# Given request
Give every line again exactly as it appears, please, but not the pictures.

# Provided data
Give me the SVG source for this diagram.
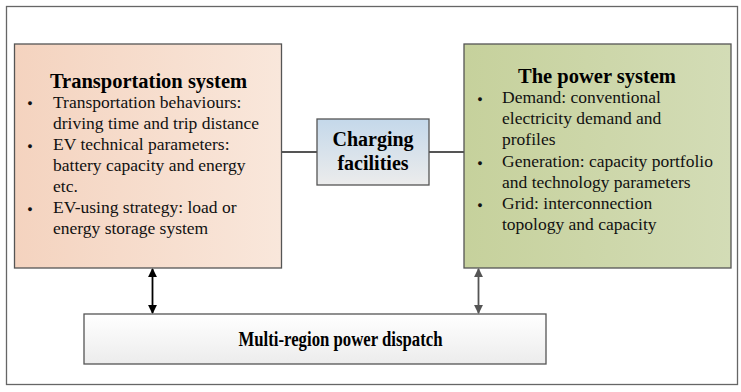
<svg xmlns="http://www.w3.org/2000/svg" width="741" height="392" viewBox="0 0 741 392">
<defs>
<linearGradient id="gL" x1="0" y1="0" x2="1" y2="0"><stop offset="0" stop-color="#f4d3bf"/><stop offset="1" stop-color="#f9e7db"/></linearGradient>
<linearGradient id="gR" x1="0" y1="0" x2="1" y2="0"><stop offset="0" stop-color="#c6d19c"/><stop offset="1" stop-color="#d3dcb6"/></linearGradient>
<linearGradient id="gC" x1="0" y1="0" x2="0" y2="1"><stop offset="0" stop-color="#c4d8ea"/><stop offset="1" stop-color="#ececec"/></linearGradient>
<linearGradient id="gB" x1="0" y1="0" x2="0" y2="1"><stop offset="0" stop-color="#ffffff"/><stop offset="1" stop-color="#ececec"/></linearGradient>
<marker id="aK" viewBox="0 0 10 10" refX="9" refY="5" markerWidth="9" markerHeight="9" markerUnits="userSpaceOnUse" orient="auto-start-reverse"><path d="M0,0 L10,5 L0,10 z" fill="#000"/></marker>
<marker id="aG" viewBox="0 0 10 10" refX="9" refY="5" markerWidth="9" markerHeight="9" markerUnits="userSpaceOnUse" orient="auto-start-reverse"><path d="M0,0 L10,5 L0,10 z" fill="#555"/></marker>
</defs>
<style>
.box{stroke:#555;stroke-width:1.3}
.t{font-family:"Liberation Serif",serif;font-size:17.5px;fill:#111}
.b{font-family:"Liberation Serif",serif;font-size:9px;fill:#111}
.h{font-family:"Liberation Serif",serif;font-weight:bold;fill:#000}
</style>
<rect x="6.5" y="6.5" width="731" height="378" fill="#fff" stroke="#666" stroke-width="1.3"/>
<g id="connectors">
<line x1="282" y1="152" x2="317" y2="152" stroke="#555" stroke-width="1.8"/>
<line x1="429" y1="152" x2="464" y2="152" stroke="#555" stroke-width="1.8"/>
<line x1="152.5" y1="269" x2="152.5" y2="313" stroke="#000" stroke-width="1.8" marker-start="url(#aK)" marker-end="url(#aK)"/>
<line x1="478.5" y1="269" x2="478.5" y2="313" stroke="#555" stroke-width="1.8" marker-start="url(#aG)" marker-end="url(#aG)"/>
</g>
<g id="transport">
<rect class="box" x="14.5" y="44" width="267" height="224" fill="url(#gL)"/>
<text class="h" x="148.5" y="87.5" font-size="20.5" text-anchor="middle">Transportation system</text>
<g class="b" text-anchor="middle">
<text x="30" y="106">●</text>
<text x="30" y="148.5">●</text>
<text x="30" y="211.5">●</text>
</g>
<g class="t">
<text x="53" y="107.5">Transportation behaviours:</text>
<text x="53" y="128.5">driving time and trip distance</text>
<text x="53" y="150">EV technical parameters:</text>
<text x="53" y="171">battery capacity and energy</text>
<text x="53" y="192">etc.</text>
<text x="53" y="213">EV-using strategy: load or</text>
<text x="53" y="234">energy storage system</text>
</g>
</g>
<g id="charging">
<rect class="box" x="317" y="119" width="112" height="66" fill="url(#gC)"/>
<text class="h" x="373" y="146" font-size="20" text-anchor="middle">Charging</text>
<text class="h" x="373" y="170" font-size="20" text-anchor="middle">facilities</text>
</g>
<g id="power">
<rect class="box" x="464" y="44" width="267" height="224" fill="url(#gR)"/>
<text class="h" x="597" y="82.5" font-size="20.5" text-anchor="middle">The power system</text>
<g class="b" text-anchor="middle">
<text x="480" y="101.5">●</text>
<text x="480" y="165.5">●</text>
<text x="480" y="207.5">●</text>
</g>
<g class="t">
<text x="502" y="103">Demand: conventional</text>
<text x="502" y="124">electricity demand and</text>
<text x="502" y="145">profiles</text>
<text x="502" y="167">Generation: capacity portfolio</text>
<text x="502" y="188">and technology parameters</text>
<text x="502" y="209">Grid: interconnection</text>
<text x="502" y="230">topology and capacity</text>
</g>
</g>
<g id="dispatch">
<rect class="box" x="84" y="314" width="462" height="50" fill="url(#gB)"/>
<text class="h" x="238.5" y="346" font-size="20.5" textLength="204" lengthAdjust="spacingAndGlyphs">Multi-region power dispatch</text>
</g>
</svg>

# Task output
Give me the SVG source for this diagram.
<svg xmlns="http://www.w3.org/2000/svg" width="741" height="392" viewBox="0 0 741 392">
<defs>
<linearGradient id="gL" x1="0" y1="0" x2="1" y2="0"><stop offset="0" stop-color="#f4d3bf"/><stop offset="1" stop-color="#f9e7db"/></linearGradient>
<linearGradient id="gR" x1="0" y1="0" x2="1" y2="0"><stop offset="0" stop-color="#c6d19c"/><stop offset="1" stop-color="#d3dcb6"/></linearGradient>
<linearGradient id="gC" x1="0" y1="0" x2="0" y2="1"><stop offset="0" stop-color="#c4d8ea"/><stop offset="1" stop-color="#ececec"/></linearGradient>
<linearGradient id="gB" x1="0" y1="0" x2="0" y2="1"><stop offset="0" stop-color="#ffffff"/><stop offset="1" stop-color="#ececec"/></linearGradient>
<marker id="aK" viewBox="0 0 10 10" refX="9" refY="5" markerWidth="9" markerHeight="9" markerUnits="userSpaceOnUse" orient="auto-start-reverse"><path d="M0,0 L10,5 L0,10 z" fill="#000"/></marker>
<marker id="aG" viewBox="0 0 10 10" refX="9" refY="5" markerWidth="9" markerHeight="9" markerUnits="userSpaceOnUse" orient="auto-start-reverse"><path d="M0,0 L10,5 L0,10 z" fill="#555"/></marker>
</defs>
<style>
.box{stroke:#555;stroke-width:1.3}
.t{font-family:"Liberation Serif",serif;font-size:17.5px;fill:#111}
.b{font-family:"Liberation Serif",serif;font-size:9px;fill:#111}
.h{font-family:"Liberation Serif",serif;font-weight:bold;fill:#000}
</style>
<rect x="6.5" y="6.5" width="731" height="378" fill="#fff" stroke="#666" stroke-width="1.3"/>
<g id="connectors">
<line x1="282" y1="152" x2="317" y2="152" stroke="#555" stroke-width="1.8"/>
<line x1="429" y1="152" x2="464" y2="152" stroke="#555" stroke-width="1.8"/>
<line x1="152.5" y1="269" x2="152.5" y2="313" stroke="#000" stroke-width="1.8" marker-start="url(#aK)" marker-end="url(#aK)"/>
<line x1="478.5" y1="269" x2="478.5" y2="313" stroke="#555" stroke-width="1.8" marker-start="url(#aG)" marker-end="url(#aG)"/>
</g>
<g id="transport">
<rect class="box" x="14.5" y="44" width="267" height="224" fill="url(#gL)"/>
<text class="h" x="148.5" y="87.5" font-size="20.5" text-anchor="middle">Transportation system</text>
<g class="b" text-anchor="middle">
<text x="30" y="106">●</text>
<text x="30" y="148.5">●</text>
<text x="30" y="211.5">●</text>
</g>
<g class="t">
<text x="53" y="107.5">Transportation behaviours:</text>
<text x="53" y="128.5">driving time and trip distance</text>
<text x="53" y="150">EV technical parameters:</text>
<text x="53" y="171">battery capacity and energy</text>
<text x="53" y="192">etc.</text>
<text x="53" y="213">EV-using strategy: load or</text>
<text x="53" y="234">energy storage system</text>
</g>
</g>
<g id="charging">
<rect class="box" x="317" y="119" width="112" height="66" fill="url(#gC)"/>
<text class="h" x="373" y="146" font-size="20" text-anchor="middle">Charging</text>
<text class="h" x="373" y="170" font-size="20" text-anchor="middle">facilities</text>
</g>
<g id="power">
<rect class="box" x="464" y="44" width="267" height="224" fill="url(#gR)"/>
<text class="h" x="597" y="82.5" font-size="20.5" text-anchor="middle">The power system</text>
<g class="b" text-anchor="middle">
<text x="480" y="101.5">●</text>
<text x="480" y="165.5">●</text>
<text x="480" y="207.5">●</text>
</g>
<g class="t">
<text x="502" y="103">Demand: conventional</text>
<text x="502" y="124">electricity demand and</text>
<text x="502" y="145">profiles</text>
<text x="502" y="167">Generation: capacity portfolio</text>
<text x="502" y="188">and technology parameters</text>
<text x="502" y="209">Grid: interconnection</text>
<text x="502" y="230">topology and capacity</text>
</g>
</g>
<g id="dispatch">
<rect class="box" x="84" y="314" width="462" height="50" fill="url(#gB)"/>
<text class="h" x="238.5" y="346" font-size="20.5" textLength="204" lengthAdjust="spacingAndGlyphs">Multi-region power dispatch</text>
</g>
</svg>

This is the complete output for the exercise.